__INSTRUCTIONS FOR THE TASK__
Write out the material again word for word, dropping any images it holds.

__SUPPLIED DATA__
— start —

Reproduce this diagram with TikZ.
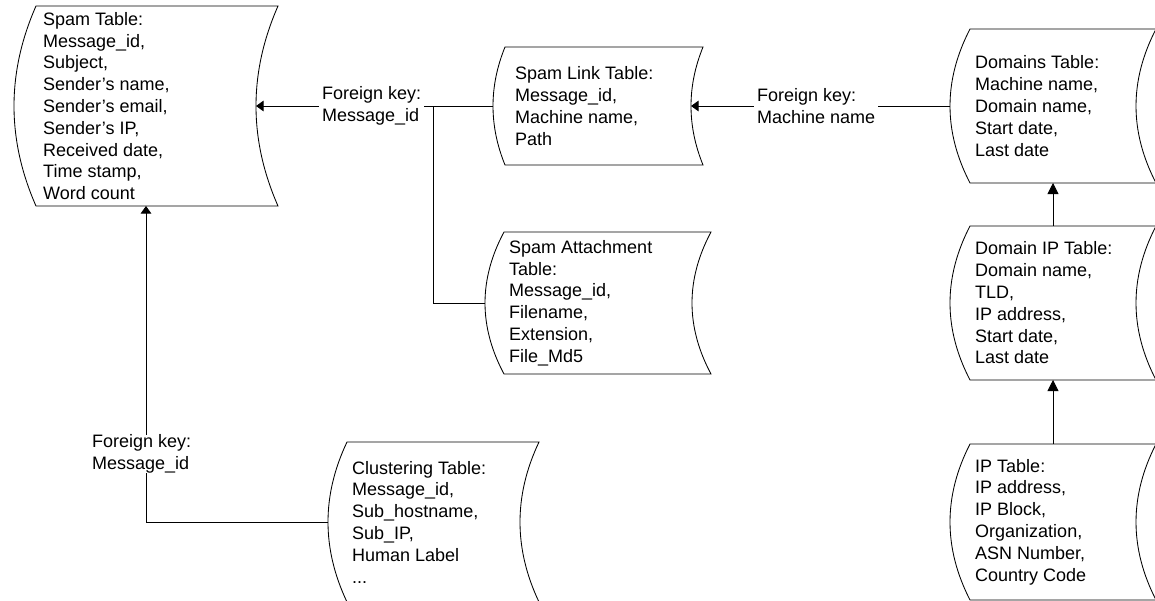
\documentclass[tikz,border=0pt]{standalone}
\usepackage{fontspec}
\setmainfont{Liberation Sans}
\usetikzlibrary{arrows.meta,calc}

\tikzset{
  store/.style={draw=black, line width=0.85pt, fill=white},
  tabletext/.style={anchor=west, align=left, inner sep=0pt,
    font=\fontsize{18}{21.8}\selectfont},
  keylabel/.style={anchor=west, align=left, fill=white, inner xsep=3pt,
    inner ysep=0pt, font=\fontsize{18}{21.8}\selectfont},
  link/.style={draw=black, line width=0.85pt},
  fk/.style={link, -{Triangle[length=7.5pt,width=10.5pt]}},
  fkbig/.style={link, -{Triangle[length=11pt,width=11pt]}},
}

% Stored-data outline: straight top and bottom, both sides arcs bowing left.
% #1 name, #2 left x, #3 top y, #4 right x, #5 bottom y, #6 arc depth
\newcommand\datastore[6]{%
  \coordinate (#1-nw) at (#2,#3);
  \coordinate (#1-ne) at (#4,#3);
  \coordinate (#1-sw) at (#2,#5);
  \coordinate (#1-se) at (#4,#5);
  \coordinate (#1-l) at ({#2-#6},{(#3+#5)/2});
  \coordinate (#1-r) at ({#4-#6},{(#3+#5)/2});
  \coordinate (#1-n) at ({(#2-#6+#4)/2},#3);
  \coordinate (#1-s) at ({(#2-#6+#4)/2},#5);
  \draw[store] (#1-nw)
    .. controls ({#2-4*#6/3},{#3+(#5-#3)/3}) and ({#2-4*#6/3},{#5-(#5-#3)/3}) .. (#1-sw)
    -- (#1-se)
    .. controls ({#4-4*#6/3},{#5-(#5-#3)/3}) and ({#4-4*#6/3},{#3+(#5-#3)/3}) .. (#1-ne)
    -- cycle;
}

\begin{document}
\begin{tikzpicture}[x=1pt,y=-1pt]
  \useasboundingbox (0,0) rectangle (1155,600);
  \fill[white] (0,0) rectangle (1155,600);
  \clip (0,0) rectangle (1155,600);

  % tables
  \datastore{st}{36}{6}{278}{206}{22}
  \datastore{link}{505}{47}{703}{165}{12}
  \datastore{att}{504}{232}{711}{374}{19}
  \datastore{clu}{347}{442}{539}{602}{19}
  \datastore{dom}{970}{29}{1156}{183}{20}
  \datastore{dip}{970}{226}{1156}{380}{20}
  \datastore{ip}{970}{444}{1156}{600}{20}

  \node[tabletext] (st-t) at (43,106) {Spam Table:\\Message\_id,\\Subject,\\Sender’s name,\\Sender’s email,\\Sender’s IP,\\Received date,\\Time stamp,\\Word count};
  \node[tabletext] (link-t) at (515,106) {Spam Link Table:\\Message\_id,\\Machine name,\\Path};
  \node[tabletext] (att-t) at (509,303) {Spam Attachment\\Table:\\Message\_id,\\Filename,\\Extension,\\File\_Md5};
  \node[tabletext] (clu-t) at (352,522) {Clustering Table:\\Message\_id,\\Sub\_hostname,\\Sub\_IP,\\Human Label\\...};
  \node[tabletext] (dom-t) at (975,106) {Domains Table:\\Machine name,\\Domain name,\\Start date,\\Last date};
  \node[tabletext] (dip-t) at (975,303) {Domain IP Table:\\Domain name,\\TLD,\\IP address,\\Start date,\\Last date};
  \node[tabletext] (ip-t) at (975,522) {IP Table:\\IP address,\\IP Block,\\Organization,\\ASN Number,\\Country Code};

  % foreign-key links
  \coordinate (j) at (433,106);
  \draw[fk] (link-l) -- (st-r);
  \draw[link] (att-l) -| (j);
  \draw[fk] (dom-l) -- (link-r);
  \draw[fkbig] (dip-n) -- (dom-s);
  \draw[fkbig] (ip-n) -- (dip-s);
  \draw[fk] (clu-l) -| (st-s);

  \node[keylabel] (k1) at (319,106) {Foreign key:\\Message\_id};
  \node[keylabel] (k2) at (754,106) {Foreign key:\\Machine name};
  \node[keylabel] (k3) at (89,454) {Foreign key:\\Message\_id};
\end{tikzpicture}
\end{document}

— end —

__RESPONSE FOR THIS EXERCISE__
Reproduce this diagram with TikZ.
\documentclass[tikz,border=0pt]{standalone}
\usepackage{fontspec}
\setmainfont{Liberation Sans}
\usetikzlibrary{arrows.meta,calc}

\tikzset{
  store/.style={draw=black, line width=0.85pt, fill=white},
  tabletext/.style={anchor=west, align=left, inner sep=0pt,
    font=\fontsize{18}{21.8}\selectfont},
  keylabel/.style={anchor=west, align=left, fill=white, inner xsep=3pt,
    inner ysep=0pt, font=\fontsize{18}{21.8}\selectfont},
  link/.style={draw=black, line width=0.85pt},
  fk/.style={link, -{Triangle[length=7.5pt,width=10.5pt]}},
  fkbig/.style={link, -{Triangle[length=11pt,width=11pt]}},
}

% Stored-data outline: straight top and bottom, both sides arcs bowing left.
% #1 name, #2 left x, #3 top y, #4 right x, #5 bottom y, #6 arc depth
\newcommand\datastore[6]{%
  \coordinate (#1-nw) at (#2,#3);
  \coordinate (#1-ne) at (#4,#3);
  \coordinate (#1-sw) at (#2,#5);
  \coordinate (#1-se) at (#4,#5);
  \coordinate (#1-l) at ({#2-#6},{(#3+#5)/2});
  \coordinate (#1-r) at ({#4-#6},{(#3+#5)/2});
  \coordinate (#1-n) at ({(#2-#6+#4)/2},#3);
  \coordinate (#1-s) at ({(#2-#6+#4)/2},#5);
  \draw[store] (#1-nw)
    .. controls ({#2-4*#6/3},{#3+(#5-#3)/3}) and ({#2-4*#6/3},{#5-(#5-#3)/3}) .. (#1-sw)
    -- (#1-se)
    .. controls ({#4-4*#6/3},{#5-(#5-#3)/3}) and ({#4-4*#6/3},{#3+(#5-#3)/3}) .. (#1-ne)
    -- cycle;
}

\begin{document}
\begin{tikzpicture}[x=1pt,y=-1pt]
  \useasboundingbox (0,0) rectangle (1155,600);
  \fill[white] (0,0) rectangle (1155,600);
  \clip (0,0) rectangle (1155,600);

  % tables
  \datastore{st}{36}{6}{278}{206}{22}
  \datastore{link}{505}{47}{703}{165}{12}
  \datastore{att}{504}{232}{711}{374}{19}
  \datastore{clu}{347}{442}{539}{602}{19}
  \datastore{dom}{970}{29}{1156}{183}{20}
  \datastore{dip}{970}{226}{1156}{380}{20}
  \datastore{ip}{970}{444}{1156}{600}{20}

  \node[tabletext] (st-t) at (43,106) {Spam Table:\\Message\_id,\\Subject,\\Sender’s name,\\Sender’s email,\\Sender’s IP,\\Received date,\\Time stamp,\\Word count};
  \node[tabletext] (link-t) at (515,106) {Spam Link Table:\\Message\_id,\\Machine name,\\Path};
  \node[tabletext] (att-t) at (509,303) {Spam Attachment\\Table:\\Message\_id,\\Filename,\\Extension,\\File\_Md5};
  \node[tabletext] (clu-t) at (352,522) {Clustering Table:\\Message\_id,\\Sub\_hostname,\\Sub\_IP,\\Human Label\\...};
  \node[tabletext] (dom-t) at (975,106) {Domains Table:\\Machine name,\\Domain name,\\Start date,\\Last date};
  \node[tabletext] (dip-t) at (975,303) {Domain IP Table:\\Domain name,\\TLD,\\IP address,\\Start date,\\Last date};
  \node[tabletext] (ip-t) at (975,522) {IP Table:\\IP address,\\IP Block,\\Organization,\\ASN Number,\\Country Code};

  % foreign-key links
  \coordinate (j) at (433,106);
  \draw[fk] (link-l) -- (st-r);
  \draw[link] (att-l) -| (j);
  \draw[fk] (dom-l) -- (link-r);
  \draw[fkbig] (dip-n) -- (dom-s);
  \draw[fkbig] (ip-n) -- (dip-s);
  \draw[fk] (clu-l) -| (st-s);

  \node[keylabel] (k1) at (319,106) {Foreign key:\\Message\_id};
  \node[keylabel] (k2) at (754,106) {Foreign key:\\Machine name};
  \node[keylabel] (k3) at (89,454) {Foreign key:\\Message\_id};
\end{tikzpicture}
\end{document}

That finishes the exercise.